Data provided:
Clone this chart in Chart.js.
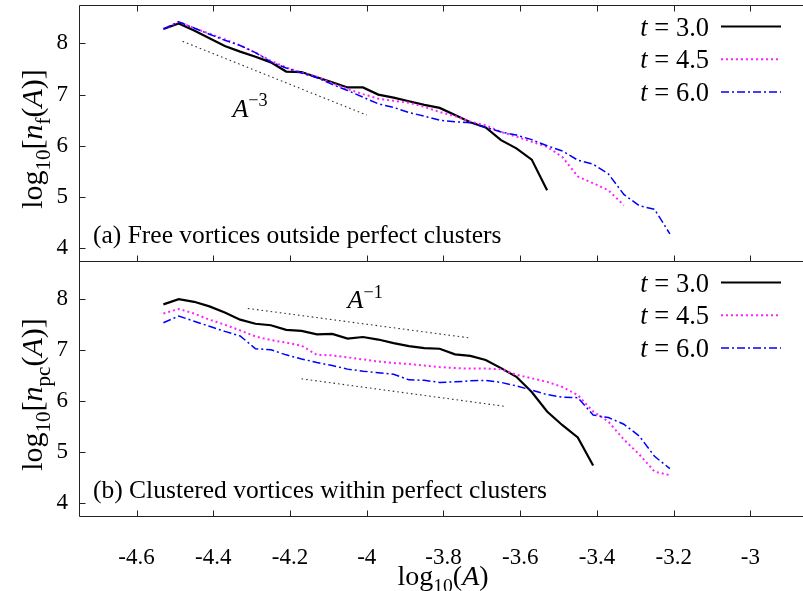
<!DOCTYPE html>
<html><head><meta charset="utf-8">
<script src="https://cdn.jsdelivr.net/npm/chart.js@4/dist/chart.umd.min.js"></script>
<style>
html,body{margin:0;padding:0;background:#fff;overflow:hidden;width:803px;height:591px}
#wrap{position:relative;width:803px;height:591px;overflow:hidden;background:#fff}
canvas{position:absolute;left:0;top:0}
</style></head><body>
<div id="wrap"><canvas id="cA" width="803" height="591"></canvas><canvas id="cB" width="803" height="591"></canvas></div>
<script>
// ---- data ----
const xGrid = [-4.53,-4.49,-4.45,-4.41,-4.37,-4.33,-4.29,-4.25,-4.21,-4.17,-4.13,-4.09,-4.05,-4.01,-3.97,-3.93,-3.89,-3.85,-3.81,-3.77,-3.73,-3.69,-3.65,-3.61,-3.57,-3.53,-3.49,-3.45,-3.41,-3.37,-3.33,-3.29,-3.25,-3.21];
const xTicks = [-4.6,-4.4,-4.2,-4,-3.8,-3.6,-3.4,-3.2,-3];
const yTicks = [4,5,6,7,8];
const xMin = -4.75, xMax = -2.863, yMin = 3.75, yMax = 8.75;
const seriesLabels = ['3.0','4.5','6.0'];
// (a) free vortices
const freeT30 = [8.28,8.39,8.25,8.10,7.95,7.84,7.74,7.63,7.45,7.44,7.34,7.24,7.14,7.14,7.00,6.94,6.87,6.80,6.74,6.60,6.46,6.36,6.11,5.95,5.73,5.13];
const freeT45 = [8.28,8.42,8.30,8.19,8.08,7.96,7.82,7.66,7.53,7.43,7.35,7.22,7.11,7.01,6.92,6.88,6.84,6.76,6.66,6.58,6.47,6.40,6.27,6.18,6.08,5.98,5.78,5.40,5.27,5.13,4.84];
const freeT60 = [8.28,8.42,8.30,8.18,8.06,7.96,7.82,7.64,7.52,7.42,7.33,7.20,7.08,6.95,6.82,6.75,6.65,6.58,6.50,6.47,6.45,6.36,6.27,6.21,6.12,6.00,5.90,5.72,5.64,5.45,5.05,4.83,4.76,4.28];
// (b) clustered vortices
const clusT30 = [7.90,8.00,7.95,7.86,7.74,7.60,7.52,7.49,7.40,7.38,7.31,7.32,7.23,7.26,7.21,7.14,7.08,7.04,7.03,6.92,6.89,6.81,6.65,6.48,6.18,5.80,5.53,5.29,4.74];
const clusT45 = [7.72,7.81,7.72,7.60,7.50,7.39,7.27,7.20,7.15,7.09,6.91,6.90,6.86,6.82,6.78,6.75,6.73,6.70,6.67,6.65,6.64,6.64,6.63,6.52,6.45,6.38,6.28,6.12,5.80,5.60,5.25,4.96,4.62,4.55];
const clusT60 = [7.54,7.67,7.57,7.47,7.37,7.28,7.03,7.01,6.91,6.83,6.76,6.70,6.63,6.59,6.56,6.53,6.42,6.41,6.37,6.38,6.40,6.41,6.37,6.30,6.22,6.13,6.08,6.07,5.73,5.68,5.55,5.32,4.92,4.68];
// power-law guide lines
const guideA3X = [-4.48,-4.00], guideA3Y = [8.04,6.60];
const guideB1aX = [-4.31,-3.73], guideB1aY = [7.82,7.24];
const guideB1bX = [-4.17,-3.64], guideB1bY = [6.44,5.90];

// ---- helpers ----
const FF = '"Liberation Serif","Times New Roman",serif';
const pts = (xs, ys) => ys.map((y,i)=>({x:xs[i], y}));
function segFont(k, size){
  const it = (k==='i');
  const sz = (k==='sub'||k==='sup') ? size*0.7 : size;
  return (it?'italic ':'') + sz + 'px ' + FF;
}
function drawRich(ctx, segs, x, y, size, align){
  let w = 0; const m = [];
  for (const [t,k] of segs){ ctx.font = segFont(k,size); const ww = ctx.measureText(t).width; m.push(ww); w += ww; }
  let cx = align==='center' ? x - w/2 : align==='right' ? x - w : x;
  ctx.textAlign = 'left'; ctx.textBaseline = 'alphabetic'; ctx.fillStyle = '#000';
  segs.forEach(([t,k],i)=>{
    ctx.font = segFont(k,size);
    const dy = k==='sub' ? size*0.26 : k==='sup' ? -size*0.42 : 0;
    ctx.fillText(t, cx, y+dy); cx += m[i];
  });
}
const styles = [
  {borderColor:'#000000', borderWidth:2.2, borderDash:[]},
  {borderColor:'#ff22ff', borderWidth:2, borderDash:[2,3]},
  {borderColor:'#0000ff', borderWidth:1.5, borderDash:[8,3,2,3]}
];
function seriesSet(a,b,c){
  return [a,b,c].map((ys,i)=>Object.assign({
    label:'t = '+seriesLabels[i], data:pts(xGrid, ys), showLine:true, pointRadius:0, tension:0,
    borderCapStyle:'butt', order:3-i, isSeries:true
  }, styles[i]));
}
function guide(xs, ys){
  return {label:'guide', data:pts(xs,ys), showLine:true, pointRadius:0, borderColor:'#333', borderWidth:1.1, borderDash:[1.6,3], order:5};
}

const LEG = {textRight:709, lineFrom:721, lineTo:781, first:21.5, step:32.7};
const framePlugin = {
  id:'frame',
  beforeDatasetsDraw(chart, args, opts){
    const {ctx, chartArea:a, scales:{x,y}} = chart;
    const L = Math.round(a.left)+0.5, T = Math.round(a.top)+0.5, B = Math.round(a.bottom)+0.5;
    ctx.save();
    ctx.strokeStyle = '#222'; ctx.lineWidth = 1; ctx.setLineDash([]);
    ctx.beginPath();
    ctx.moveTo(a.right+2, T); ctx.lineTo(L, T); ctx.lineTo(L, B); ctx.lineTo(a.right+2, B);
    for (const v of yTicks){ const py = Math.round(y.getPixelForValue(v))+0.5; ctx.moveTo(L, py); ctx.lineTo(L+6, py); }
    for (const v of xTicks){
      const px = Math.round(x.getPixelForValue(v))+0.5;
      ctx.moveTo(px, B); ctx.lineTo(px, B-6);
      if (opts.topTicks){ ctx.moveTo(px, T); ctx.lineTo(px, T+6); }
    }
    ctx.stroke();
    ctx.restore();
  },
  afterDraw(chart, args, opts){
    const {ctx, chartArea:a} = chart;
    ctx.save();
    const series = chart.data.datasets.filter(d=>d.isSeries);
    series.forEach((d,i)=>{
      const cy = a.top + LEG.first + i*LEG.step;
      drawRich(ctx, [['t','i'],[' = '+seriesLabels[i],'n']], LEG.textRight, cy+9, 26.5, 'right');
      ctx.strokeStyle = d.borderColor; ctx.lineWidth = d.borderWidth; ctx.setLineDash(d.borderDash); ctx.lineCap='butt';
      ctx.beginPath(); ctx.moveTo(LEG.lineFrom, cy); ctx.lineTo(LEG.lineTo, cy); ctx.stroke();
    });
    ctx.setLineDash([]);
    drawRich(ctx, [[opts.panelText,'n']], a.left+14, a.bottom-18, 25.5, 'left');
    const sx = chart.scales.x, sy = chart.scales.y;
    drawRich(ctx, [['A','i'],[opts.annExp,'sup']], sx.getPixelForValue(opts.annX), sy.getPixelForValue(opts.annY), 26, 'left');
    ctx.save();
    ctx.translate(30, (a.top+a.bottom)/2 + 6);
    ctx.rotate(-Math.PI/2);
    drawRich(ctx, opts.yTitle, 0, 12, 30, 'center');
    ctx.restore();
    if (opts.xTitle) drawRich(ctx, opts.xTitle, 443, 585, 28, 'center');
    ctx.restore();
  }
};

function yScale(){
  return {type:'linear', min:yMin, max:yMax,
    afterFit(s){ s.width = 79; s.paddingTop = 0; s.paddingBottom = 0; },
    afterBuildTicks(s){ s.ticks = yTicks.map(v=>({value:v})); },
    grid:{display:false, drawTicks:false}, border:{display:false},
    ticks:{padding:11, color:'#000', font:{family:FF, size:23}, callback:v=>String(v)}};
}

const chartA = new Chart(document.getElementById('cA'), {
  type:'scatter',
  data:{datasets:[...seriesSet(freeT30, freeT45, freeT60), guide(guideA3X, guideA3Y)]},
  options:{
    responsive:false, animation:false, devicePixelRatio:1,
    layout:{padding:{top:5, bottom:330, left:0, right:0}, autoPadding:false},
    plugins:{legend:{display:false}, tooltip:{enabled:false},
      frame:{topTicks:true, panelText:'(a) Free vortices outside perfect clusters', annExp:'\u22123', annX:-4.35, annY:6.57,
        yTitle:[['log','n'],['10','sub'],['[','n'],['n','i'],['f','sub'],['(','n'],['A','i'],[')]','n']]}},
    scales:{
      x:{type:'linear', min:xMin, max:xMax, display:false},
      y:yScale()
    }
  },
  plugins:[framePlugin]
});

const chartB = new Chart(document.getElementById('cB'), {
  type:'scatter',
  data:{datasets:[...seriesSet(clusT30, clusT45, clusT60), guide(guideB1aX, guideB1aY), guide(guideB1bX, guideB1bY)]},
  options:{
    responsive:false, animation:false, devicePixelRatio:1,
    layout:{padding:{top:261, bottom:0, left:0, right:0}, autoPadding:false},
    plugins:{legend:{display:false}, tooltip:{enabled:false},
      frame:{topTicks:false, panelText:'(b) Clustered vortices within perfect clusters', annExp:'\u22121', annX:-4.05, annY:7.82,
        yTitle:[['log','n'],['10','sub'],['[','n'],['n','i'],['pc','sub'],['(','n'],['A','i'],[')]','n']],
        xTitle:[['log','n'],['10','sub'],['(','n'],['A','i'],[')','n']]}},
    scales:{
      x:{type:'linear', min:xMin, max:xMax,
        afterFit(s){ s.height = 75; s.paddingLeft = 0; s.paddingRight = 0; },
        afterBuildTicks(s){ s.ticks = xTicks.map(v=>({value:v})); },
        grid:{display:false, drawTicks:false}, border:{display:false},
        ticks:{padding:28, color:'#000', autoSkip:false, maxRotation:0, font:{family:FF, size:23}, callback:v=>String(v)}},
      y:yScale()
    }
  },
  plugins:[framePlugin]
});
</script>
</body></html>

Written request: Repeat the lines of the listing above verbatim, beginning at its first line and ending at the line containing "const guideB1bX = [-4.17,-3.64], guideB1bY", which is included. Omit pictures.

Correct answer:
Clone this chart in Chart.js.
<!DOCTYPE html>
<html><head><meta charset="utf-8">
<script src="https://cdn.jsdelivr.net/npm/chart.js@4/dist/chart.umd.min.js"></script>
<style>
html,body{margin:0;padding:0;background:#fff;overflow:hidden;width:803px;height:591px}
#wrap{position:relative;width:803px;height:591px;overflow:hidden;background:#fff}
canvas{position:absolute;left:0;top:0}
</style></head><body>
<div id="wrap"><canvas id="cA" width="803" height="591"></canvas><canvas id="cB" width="803" height="591"></canvas></div>
<script>
// ---- data ----
const xGrid = [-4.53,-4.49,-4.45,-4.41,-4.37,-4.33,-4.29,-4.25,-4.21,-4.17,-4.13,-4.09,-4.05,-4.01,-3.97,-3.93,-3.89,-3.85,-3.81,-3.77,-3.73,-3.69,-3.65,-3.61,-3.57,-3.53,-3.49,-3.45,-3.41,-3.37,-3.33,-3.29,-3.25,-3.21];
const xTicks = [-4.6,-4.4,-4.2,-4,-3.8,-3.6,-3.4,-3.2,-3];
const yTicks = [4,5,6,7,8];
const xMin = -4.75, xMax = -2.863, yMin = 3.75, yMax = 8.75;
const seriesLabels = ['3.0','4.5','6.0'];
// (a) free vortices
const freeT30 = [8.28,8.39,8.25,8.10,7.95,7.84,7.74,7.63,7.45,7.44,7.34,7.24,7.14,7.14,7.00,6.94,6.87,6.80,6.74,6.60,6.46,6.36,6.11,5.95,5.73,5.13];
const freeT45 = [8.28,8.42,8.30,8.19,8.08,7.96,7.82,7.66,7.53,7.43,7.35,7.22,7.11,7.01,6.92,6.88,6.84,6.76,6.66,6.58,6.47,6.40,6.27,6.18,6.08,5.98,5.78,5.40,5.27,5.13,4.84];
const freeT60 = [8.28,8.42,8.30,8.18,8.06,7.96,7.82,7.64,7.52,7.42,7.33,7.20,7.08,6.95,6.82,6.75,6.65,6.58,6.50,6.47,6.45,6.36,6.27,6.21,6.12,6.00,5.90,5.72,5.64,5.45,5.05,4.83,4.76,4.28];
// (b) clustered vortices
const clusT30 = [7.90,8.00,7.95,7.86,7.74,7.60,7.52,7.49,7.40,7.38,7.31,7.32,7.23,7.26,7.21,7.14,7.08,7.04,7.03,6.92,6.89,6.81,6.65,6.48,6.18,5.80,5.53,5.29,4.74];
const clusT45 = [7.72,7.81,7.72,7.60,7.50,7.39,7.27,7.20,7.15,7.09,6.91,6.90,6.86,6.82,6.78,6.75,6.73,6.70,6.67,6.65,6.64,6.64,6.63,6.52,6.45,6.38,6.28,6.12,5.80,5.60,5.25,4.96,4.62,4.55];
const clusT60 = [7.54,7.67,7.57,7.47,7.37,7.28,7.03,7.01,6.91,6.83,6.76,6.70,6.63,6.59,6.56,6.53,6.42,6.41,6.37,6.38,6.40,6.41,6.37,6.30,6.22,6.13,6.08,6.07,5.73,5.68,5.55,5.32,4.92,4.68];
// power-law guide lines
const guideA3X = [-4.48,-4.00], guideA3Y = [8.04,6.60];
const guideB1aX = [-4.31,-3.73], guideB1aY = [7.82,7.24];
const guideB1bX = [-4.17,-3.64], guideB1bY = [6.44,5.90];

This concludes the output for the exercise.